A planning condition restricting occupation of new student accommodation to students of Leicester or De Montfort universities did not prevent the zero rating of supplies of electrical work in the course of the development, the Upper Tribunal has decided, upholding a previous decision of the First-tier Tribunal.

"This case gives helpful guidance on what planning conditions do not breach the VAT zero rating conditions on university accommodation and new build dwellings projects. However, it is worrying that HMRC took the case in the first place and a reason for doing so must have been to try to widen the scope of the prohibition," said Christine Yuill, a property tax expert at Pinsent Masons, the law firm behind Out-law.com.

Summit Electrical Installations Ltd acted as electrical subcontractor on the development of a block of 140 studio flats in Leicester for university students and in 2015 it claimed a repayment of VAT because it said its services should be zero rated as supplies in the course of construction of buildings designed as a number of 'dwellings'.

In order to be a 'dwelling or number of dwellings' for VAT purposes a building has to satisfy a number of conditions set out in the VAT legislation (Note 2, Group 5, Schedule 8 VATA 1994). The dwelling has to consist of self-contained living accommodation and there must be no provision for direct internal access from the dwelling to any other dwelling or part of a dwelling. These conditions were satisfied as each studio flat consisted of one room with a bathroom pod in the corner of the room, a kitchenette and an open plan sleeping and living area.

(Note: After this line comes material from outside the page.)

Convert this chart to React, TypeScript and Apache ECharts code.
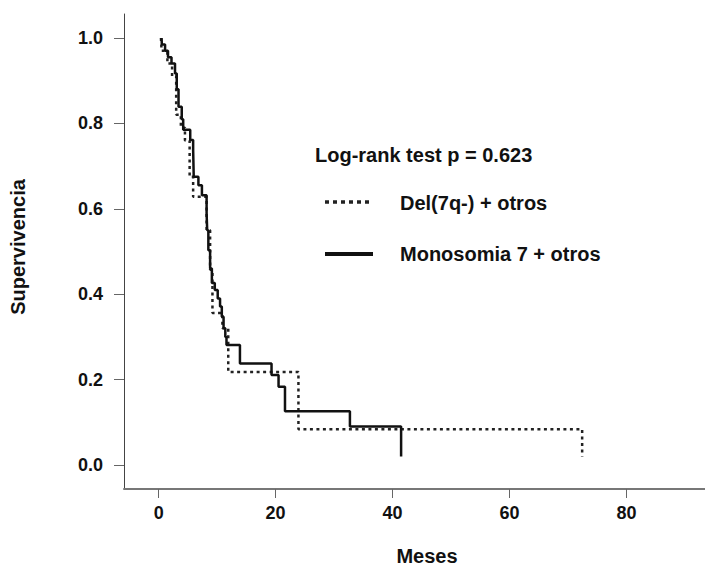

HMRC argued that a further condition relating to planning consent was not satisfied because there was a planning condition that the flats could only be occupied by full time students of Leicester or De Montfort universities. This condition, in Note 2(c) of the VAT legislation, required that "the separate use, or disposal of the dwelling is not prohibited by the term of any covenant, statutory planning consent or similar provision".

The Upper Tribunal held, in line with other decisions, that a condition linking use to a business or activity was not in breach of Note 2(c). A prohibition on separate use referred to a use of the premises separate from the use of other specific land or premises, the Tribunal said.

It found that in this case, there was nothing in the planning condition that prevented the use of the building separately from the use of other specified land or buildings and so the planning condition did not prevent zero rating of Summit's supplies.